The mover offers a bit of relief for Africa’s largest economy where workers in the car manufacturing sector have been on strike for two weeks and unionised gold miners are threatening to go on strike this week.
Castro Ngobese, spokesman for the National Union of Metalworkers of South Africa (NUMSA), said the union was expected to meet petrol station operators and motor industry retailers on Wednesday and Thursday.
“If nothing comes out of the talks, we will file for a strike notice. Then we will begin with our strike on the 9th of September,” Ngobese told media.
Citing escalating living and transport costs, NUMSA said last week its 72,000 members working in petrol stations, automotive retail shops and car dealerships would strike “in demand of a living wage and improved conditions”.
The rand last month tumbled to four-year lows due to the labour unrest that has swept Africa’s largest economy and raised worries of slower growth.

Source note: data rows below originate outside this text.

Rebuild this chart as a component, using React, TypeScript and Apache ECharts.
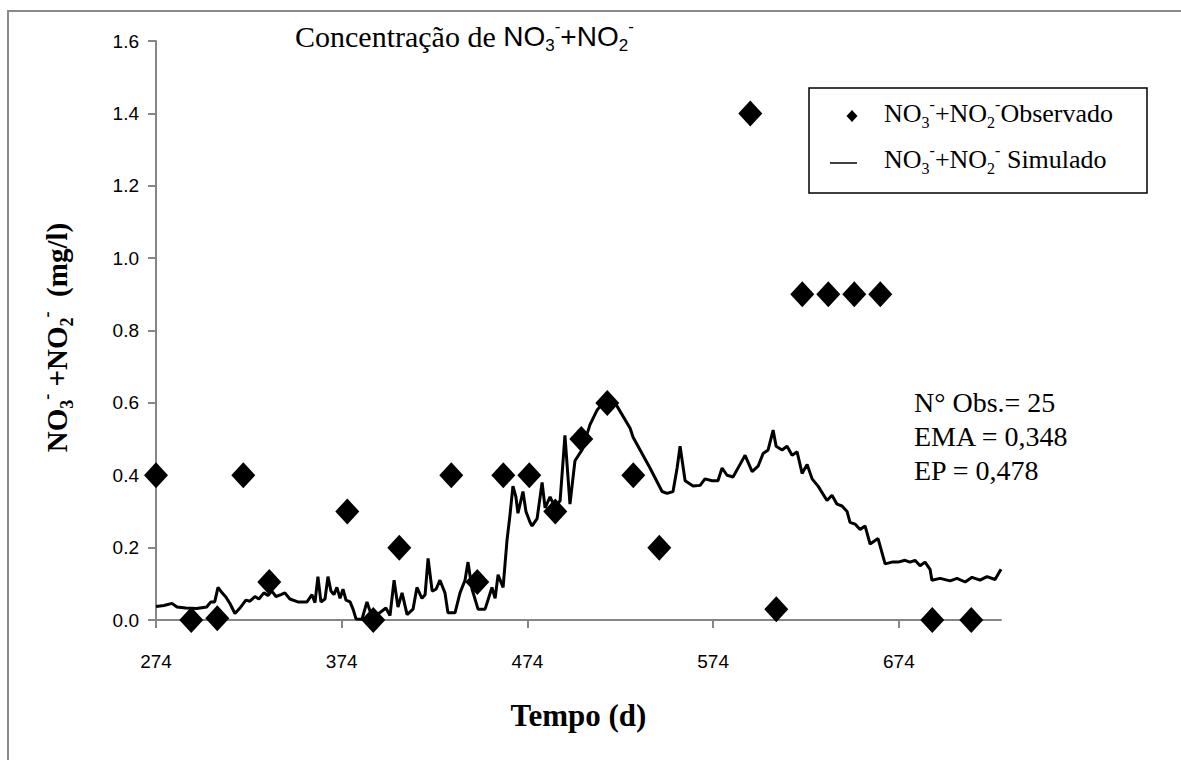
import React, { useEffect, useRef } from "react";
import * as echarts from "echarts";

// Observed NO3- + NO2- (mg/l) by day
const obsDays = [274, 293, 307, 321, 335, 377, 391, 405, 433, 447, 461, 475, 489, 503, 517, 531, 545, 594, 608, 622, 636, 650, 664, 692, 713];
const obsValues = [0.4, 0.0, 0.005, 0.4, 0.105, 0.3, 0.0, 0.2, 0.4, 0.105, 0.4, 0.4, 0.3, 0.5, 0.6, 0.4, 0.2, 1.4, 0.03, 0.9, 0.9, 0.9, 0.9, 0.0, 0.0];

// Simulated NO3- + NO2- (mg/l) by day
const simDays = [
  274.0, 278.3, 282.6, 285.3, 290.0, 295.9, 301.3, 303.5, 305.6, 307.4, 309.6, 311.7, 313.9, 316.5, 319.2, 322.4, 324.6, 327.3, 329.4, 332.1,
  334.3, 336.4, 338.6, 341.3, 343.4, 346.1, 350.4, 355.3, 358.0, 359.6, 361.2, 362.8, 365.0, 366.6, 368.2, 369.8, 371.4, 373.1, 374.7, 376.3,
  378.5, 380.1, 381.7, 384.9, 387.6, 389.2, 392.4, 395.7, 397.8, 400.0, 402.2, 404.3, 406.5, 409.2, 412.4, 414.5, 417.2, 418.9, 420.5, 422.7,
  424.8, 426.9, 429.6, 431.2, 435.0, 437.7, 440.4, 442.0, 444.2, 447.4, 451.2, 454.9, 456.6, 458.2, 460.9, 463.0, 464.6, 466.2, 467.8, 468.9,
  471.6, 473.2, 475.4, 476.5, 479.2, 481.9, 483.5, 486.2, 488.9, 491.6, 494.2, 496.9, 499.6, 503.4, 507.7, 511.5, 514.7, 518.0, 521.2, 529.3,
  530.9, 540.0, 546.5, 549.2, 552.4, 554.6, 556.2, 558.9, 563.2, 567.0, 569.6, 573.4, 576.6, 578.8, 581.5, 584.7, 588.5, 591.2, 595.0, 598.2,
  600.9, 603.6, 606.3, 607.9, 611.1, 613.8, 616.5, 619.2, 621.9, 624.6, 627.3, 630.5, 635.3, 638.0, 640.7, 643.4, 646.1, 647.7, 650.4, 653.1,
  655.8, 658.5, 662.8, 666.6, 670.3, 673.6, 677.3, 680.0, 682.7, 685.4, 688.1, 690.8, 691.8, 696.2, 701.6, 705.3, 709.7, 713.4, 717.7, 721.5,
  725.8, 729.0,
];
const simValues = [
  0.037, 0.040, 0.046, 0.036, 0.033, 0.032, 0.036, 0.050, 0.050, 0.090, 0.075, 0.063, 0.045, 0.018, 0.033, 0.055, 0.052, 0.065, 0.058, 0.075,
  0.068, 0.080, 0.065, 0.070, 0.075, 0.058, 0.050, 0.050, 0.070, 0.048, 0.120, 0.050, 0.058, 0.120, 0.080, 0.070, 0.090, 0.060, 0.085, 0.055,
  0.050, 0.030, 0.003, 0.002, 0.050, 0.025, 0.012, 0.025, 0.033, 0.012, 0.110, 0.036, 0.075, 0.015, 0.030, 0.090, 0.060, 0.070, 0.170, 0.080,
  0.085, 0.110, 0.075, 0.020, 0.020, 0.075, 0.110, 0.160, 0.085, 0.030, 0.030, 0.090, 0.060, 0.125, 0.090, 0.220, 0.290, 0.370, 0.340, 0.295,
  0.355, 0.300, 0.270, 0.260, 0.280, 0.380, 0.310, 0.340, 0.310, 0.330, 0.510, 0.320, 0.440, 0.470, 0.540, 0.580, 0.600, 0.608, 0.600, 0.530,
  0.505, 0.420, 0.355, 0.350, 0.355, 0.420, 0.480, 0.385, 0.370, 0.372, 0.390, 0.385, 0.385, 0.420, 0.400, 0.395, 0.430, 0.455, 0.410, 0.425,
  0.460, 0.470, 0.525, 0.480, 0.470, 0.480, 0.455, 0.465, 0.405, 0.430, 0.390, 0.370, 0.330, 0.345, 0.320, 0.315, 0.300, 0.270, 0.265, 0.250,
  0.260, 0.210, 0.225, 0.155, 0.160, 0.160, 0.165, 0.160, 0.165, 0.150, 0.160, 0.140, 0.110, 0.115, 0.108, 0.115, 0.105, 0.118, 0.110, 0.120,
  0.112, 0.140,
];

const xTicks = [274, 374, 474, 574, 674];
const xMin = 274;
const xMax = 729;
const yMin = 0;
const yMax = 1.6;
const yStep = 0.2;

const statLines = ["N° Obs.= 25", "EMA = 0,348", "EP = 0,478"];
const titleMain = "Concentração de ";
const xName = "Tempo (d)";

const SERIF = "'Liberation Serif', 'Times New Roman', serif";
const SANS = "'Liberation Sans', Arial, sans-serif";

function chemRich(size: number, family: string, weight: string = "normal", serifSize: number = size) {
  return {
    n: { fontFamily: family, fontSize: size, fontWeight: weight, lineHeight: Math.round(size * 1.3), color: "#000" },
    t: { fontFamily: SERIF, fontSize: serifSize, fontWeight: weight, lineHeight: Math.round(size * 1.3), color: "#000" },
    sub: { fontFamily: family, fontSize: Math.round(size * 0.62), fontWeight: weight, verticalAlign: "bottom", lineHeight: Math.round(size * 0.72), color: "#000" },
    sup: { fontFamily: family, fontSize: Math.round(size * 0.62), fontWeight: weight, verticalAlign: "top", lineHeight: Math.round(size * 0.62), color: "#000" },
  };
}

const chem = "{n|NO}{sub|3}{sup|-}{n|+NO}{sub|2}{sup|-}";

export default function App() {
  const ref = useRef<HTMLDivElement>(null);
  useEffect(() => {
    document.body.style.margin = "0";
    const chart = echarts.init(ref.current!, null, { renderer: "svg" });
    const option: any = {
      animation: false,
      backgroundColor: "#fff",
      grid: { left: 156, right: 180, top: 41, bottom: 140, containLabel: false, outerBoundsMode: "none" },
      xAxis: {
        type: "value",
        min: xMin,
        max: xMax,
        axisLine: { show: true, lineStyle: { color: "#868686", width: 2 } },
        axisTick: { show: true, customValues: xTicks, length: 8, lineStyle: { color: "#868686", width: 2 } },
        axisLabel: { customValues: xTicks, fontFamily: SANS, fontSize: 19, color: "#000", margin: 32 },
        splitLine: { show: false },
        name: xName,
        nameLocation: "middle",
        nameGap: 80,
        nameTextStyle: { fontFamily: SERIF, fontWeight: "bold", fontSize: 31, color: "#000" },
      },
      yAxis: {
        type: "value",
        min: yMin,
        max: yMax,
        interval: yStep,
        axisLine: { show: true, lineStyle: { color: "#868686", width: 2 } },
        axisTick: { show: true, length: 8, lineStyle: { color: "#868686", width: 2 } },
        axisLabel: { fontFamily: SANS, fontSize: 19, color: "#000", margin: 17, formatter: (v: number) => v.toFixed(1) },
        splitLine: { show: false },
        name: "{n|NO}{sub|3}{sup|-}{n| +NO}{sub|2}{sup|-}{n|  (mg/l)}",
        nameLocation: "middle",
        nameRotate: 90,
        nameGap: 80,
        nameTextStyle: { rich: chemRich(29, SERIF, "bold"), padding: [0, 14, 0, 0] },
      },
      series: [
        {
          name: "Simulado",
          type: "line",
          data: simDays.map((d, i) => [d, simValues[i]]),
          showSymbol: false,
          symbol: "none",
          lineStyle: { color: "#000", width: 3 },
          z: 2,
        },
        {
          name: "Observado",
          type: "scatter",
          data: obsDays.map((d, i) => [d, obsValues[i]]),
          symbol: "diamond",
          symbolSize: [24, 26],
          itemStyle: { color: "#000", opacity: 1 },
          z: 3,
        },
      ],
      graphic: [
        {
          type: "rect",
          silent: true,
          shape: { x: 8, y: 11, width: 1400, height: 1000 },
          style: { fill: "none", stroke: "#8a8a8a", lineWidth: 2 },
          z: 0,
        },
        {
          type: "text",
          x: 295,
          y: 36,
          style: {
            text: "{t|" + titleMain + "}" + chem,
            rich: chemRich(28, SANS, "normal", 30),
            align: "left",
            verticalAlign: "middle",
          },
        },
        {
          type: "rect",
          shape: { x: 809, y: 88, width: 338, height: 105 },
          style: { fill: "#fff", stroke: "#000", lineWidth: 1.5 },
          z: 10,
        },
        {
          type: "polygon",
          shape: { points: [[852, 110], [857.5, 116], [852, 122], [846.5, 116]] },
          style: { fill: "#000" },
          z: 11,
        },
        {
          type: "line",
          shape: { x1: 830, y1: 163, x2: 857, y2: 163 },
          style: { stroke: "#000", lineWidth: 1.5 },
          z: 11,
        },
        {
          type: "text",
          x: 884,
          y: 113,
          z: 11,
          style: { text: chem + "{n|Observado}", rich: chemRich(26, SERIF), align: "left", verticalAlign: "middle" },
        },
        {
          type: "text",
          x: 884,
          y: 159,
          z: 11,
          style: { text: chem + "{n| Simulado}", rich: chemRich(26, SERIF), align: "left", verticalAlign: "middle" },
        },
        {
          type: "text",
          x: 914,
          y: 385,
          z: 11,
          style: {
            text: statLines.join("\n"),
            fontFamily: SERIF,
            fontSize: 28,
            lineHeight: 34,
            fill: "#000",
            align: "left",
            verticalAlign: "top",
          },
        },
      ],
    };
    chart.setOption(option);
    return () => chart.dispose();
  }, []);
  return <div ref={ref} style={{ width: 1181, height: 760 }} />;
}
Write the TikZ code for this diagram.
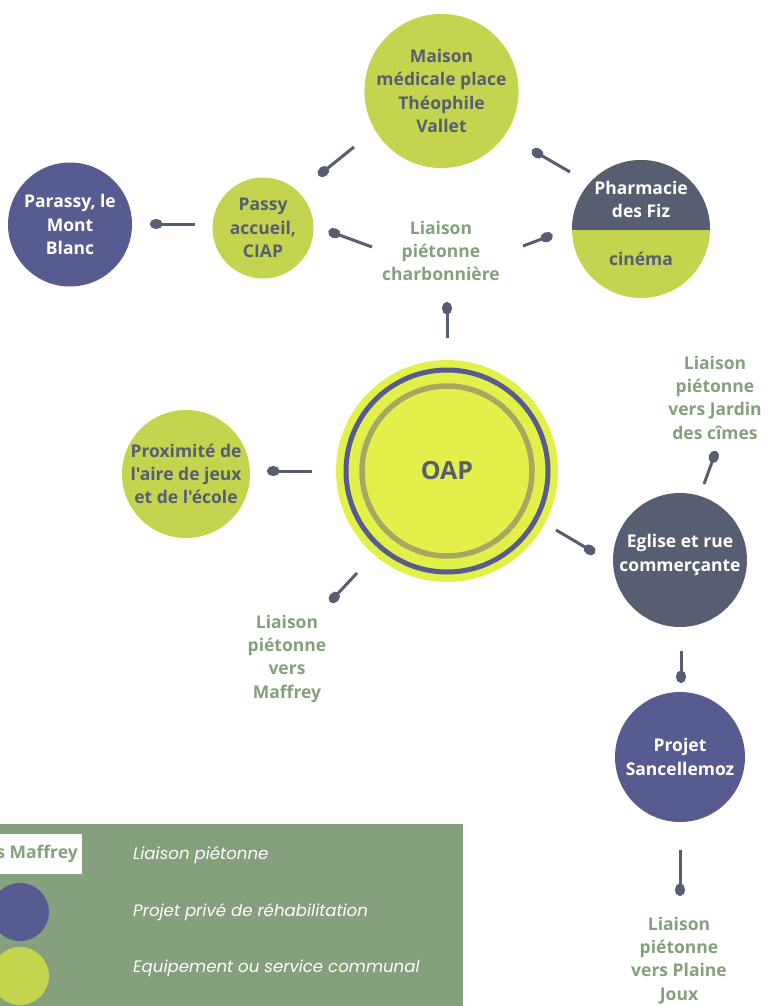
\documentclass[tikz,border=0pt]{standalone}
\usepackage{fontspec}
\setmainfont{Open Sans}[Ligatures=TeXOff]
\newfontfamily\legfont{Poppins}
\usetikzlibrary{arrows.meta}
\definecolor{lime}{HTML}{C4D44F}
\definecolor{oaplime}{HTML}{E4F04A}
\definecolor{purp}{HTML}{585B8F}
\definecolor{dkg}{HTML}{575E72}
\definecolor{olive}{HTML}{A3A862}
\definecolor{grn}{HTML}{84A07C}
\tikzset{
  bub/.style={circle, inner sep=0pt, align=center, font=\bfseries\fontsize{17.5}{23.3}\selectfont},
  limebub/.style={bub, fill=lime, text=dkg},
  purpbub/.style={bub, fill=purp, text=white},
  darkbub/.style={bub, fill=dkg, text=white},
  lbl/.style={align=center, inner sep=0pt, text=grn, font=\bfseries\fontsize{17.5}{23.3}\selectfont},
  txt/.style={align=center, inner sep=0pt, font=\bfseries\fontsize{17.5}{23.3}\selectfont},
  spoon/.style={draw=dkg, line width=3pt, -{Ellipse[length=12.5pt,width=10pt]}},
  legtxt/.style={anchor=west, inner sep=0pt, text=white, font=\legfont\itshape\fontsize{16.6}{20}\selectfont}
}
\begin{document}
\begin{tikzpicture}[x=1pt,y=-1pt]
\useasboundingbox (0,0) rectangle (769,1006);
% bubbles
\node[limebub, minimum size=152pt] (maison) at (441.5,91) {Maison\\médicale place\\Théophile\\Vallet};
\node[purpbub, minimum size=124pt] (parassy) at (70,224.5) {Parassy, le\\Mont\\Blanc};
\node[limebub, minimum size=101pt] (passy) at (263,228) {Passy\\accueil,\\CIAP};
\node[bub, fill=lime, minimum size=138pt] (pharm) at (641,229) {};
\begin{scope}
  \clip (pharm.west) rectangle (pharm.north -| pharm.east);
  \fill[dkg] (pharm.center) circle (69);
\end{scope}
\node[txt, text=white] (pharmt) at (641,199.5) {Pharmacie\\des Fiz};
\node[txt, text=dkg] (cinema) at (641,259) {cinéma};
\node[limebub, minimum size=128pt] (proxi) at (186,474) {Proximité de\\l'aire de jeux\\et de l'école};
\node[darkbub, minimum size=134pt] (eglise) at (680,560) {};
\node[txt, text=white] (eglt) at (680,555) {Eglise et rue\\commerçante};
\node[purpbub, minimum size=130pt] (sancel) at (680,757) {Projet\\Sancellemoz};
% OAP
\node[circle, fill=oaplime, minimum size=222pt, inner sep=0pt] (oap) at (447,471) {};
\draw[purp, line width=5pt] (oap.center) circle (101);
\draw[olive, line width=5.5pt] (oap.center) circle (85);
\node[txt, text=dkg, font=\bfseries\fontsize{25}{30}\selectfont] (oapt) at (oap.center) {OAP};
% labels
\node[lbl] (charb) at (441,251) {Liaison\\piétonne\\charbonnière};
\node[lbl] (jardin) at (715,397.5) {Liaison\\piétonne\\vers Jardin\\des cîmes};
\node[lbl] (maffrey) at (287,658.5) {Liaison\\piétonne\\vers\\Maffrey};
\node[lbl] (plaine) at (679,960.5) {Liaison\\piétonne\\vers Plaine\\Joux};
% connector coordinates
\coordinate (s1a) at (195,224);   \coordinate (s1b) at (150,224);
\coordinate (s2a) at (354,147);   \coordinate (s2b) at (318.5,175.5);
\coordinate (s3a) at (372,247);   \coordinate (s3b) at (328.5,231);
\coordinate (s4a) at (570,172);   \coordinate (s4b) at (532,150);
\coordinate (s5a) at (523,246);   \coordinate (s5b) at (552.5,235);
\coordinate (s6a) at (447,338);   \coordinate (s6b) at (447,302);
\coordinate (s7a) at (312,471);   \coordinate (s7b) at (267,471);
\coordinate (s8a) at (357,573);   \coordinate (s8b) at (330,602);
\coordinate (s9a) at (556,530);   \coordinate (s9b) at (595,553);
\coordinate (s10a) at (704,484);  \coordinate (s10b) at (716,451);
\coordinate (s11a) at (681,651);  \coordinate (s11b) at (681,683);
\coordinate (s12a) at (680,850);  \coordinate (s12b) at (680,896);
\foreach \i in {1,...,12} { \draw[spoon] (s\i a) -- (s\i b); }
% legend
\fill[grn] (0,824) rectangle (463,1006);
\node[fill=white, minimum width=82pt, minimum height=40pt, inner sep=0pt, anchor=north west] (legbox) at (0,834) {};
\node[anchor=east, inner sep=0pt, text=grn, font=\bfseries\fontsize{17.5}{23}\selectfont] (legmaf) at (78,854) {s Maffrey};
\node[circle, fill=purp, minimum size=58pt, inner sep=0pt] (legp) at (20,912) {};
\node[circle, fill=lime, minimum size=58pt, inner sep=0pt] (legl) at (20,976) {};
\node[legtxt] (leg1) at (133,855) {Liaison piétonne};
\node[legtxt] (leg2) at (133,912) {Projet privé de réhabilitation};
\node[legtxt] (leg3) at (133,968) {Equipement ou service communal};
\end{tikzpicture}
\end{document}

Striking car workers rejected a double-digit wage increase offer last Thursday and said they would intensify a strike that has crippled production of a major export. The auto industry strike was costing the economy an estimated $60 million a day.
South African gold miners plan to strike for higher pay from Tuesday, inflicting more damage on an industry that has produced a third of the bullion ever pulled from the earth but is now in rapid decline.